The last time I felt an earthquake was in 2003 when I was home for Christmas, and that was enough to stop my heart. I just really hope when I'm home (planning on having a few more 'greatest nights ever' hopefully involving Rod Stewart) there will be no earthquakes to speak of.

Wednesday, July 2, 2008

Cold Case Files: Ladies Room

Today I had one of the most disturbing experiences of my life at work. It wasn't wasn't with my job performance, it wasn't with technology, but it was with a co-worker. Well, indirectly.

Usually while I'm working I try to drink as much water as humanly possible as a reason to keep getting up from my desk: 1) to get more water 2) to make pee. Today after many glasses of water I walked into the bathroom and saw it.

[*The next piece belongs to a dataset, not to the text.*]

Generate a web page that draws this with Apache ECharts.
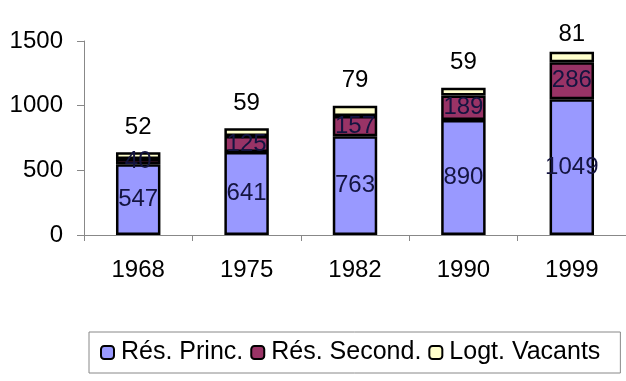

The stall all the way over the right, MY STALL, looked like a crime scene. Someone had taken off their womanly NEEDS and left it on the floor of the stall - MY STALL - and somehow on part of the wall. I was so grossed out and now I can't return to that stall ever again. Maybe not even that bathroom.

Monday, June 23, 2008

Mama Bear

I talked to my mother last night who is in rehab. Not that kind of rehab, but physical therapy rehab. She's trying to learn how to walk again, she's learning how to dress herself again. I feel completely helpless in this situation because these are all things she taught me how to do and now I can't repay the favor because I'm out in New York getting into bar fights and walking on beaches.

This is a woman who has so selflessly taken care of everyone else around her and now her biggest fear is people abandoning her when she needs someone to return the favor. Speaking to her is so heartbreaking because she is very confused and groggy and her vocal chords may have been damaged through all of this. She doesn't even sound like my mother anymore.

Thankfully, she has not lost her sense of humor, and from what I hear, her craftyness. For Father's Day she made my dad a card from her lunch tray placemat, some crayons and some Littlest Pet Shop stickers she had.

Here is some vintage artwork I have hanging in my office:


In case you're a Philistine and need a little help, it's her hand (disguised as a turkey) wishing me a Happy Thanksgiving.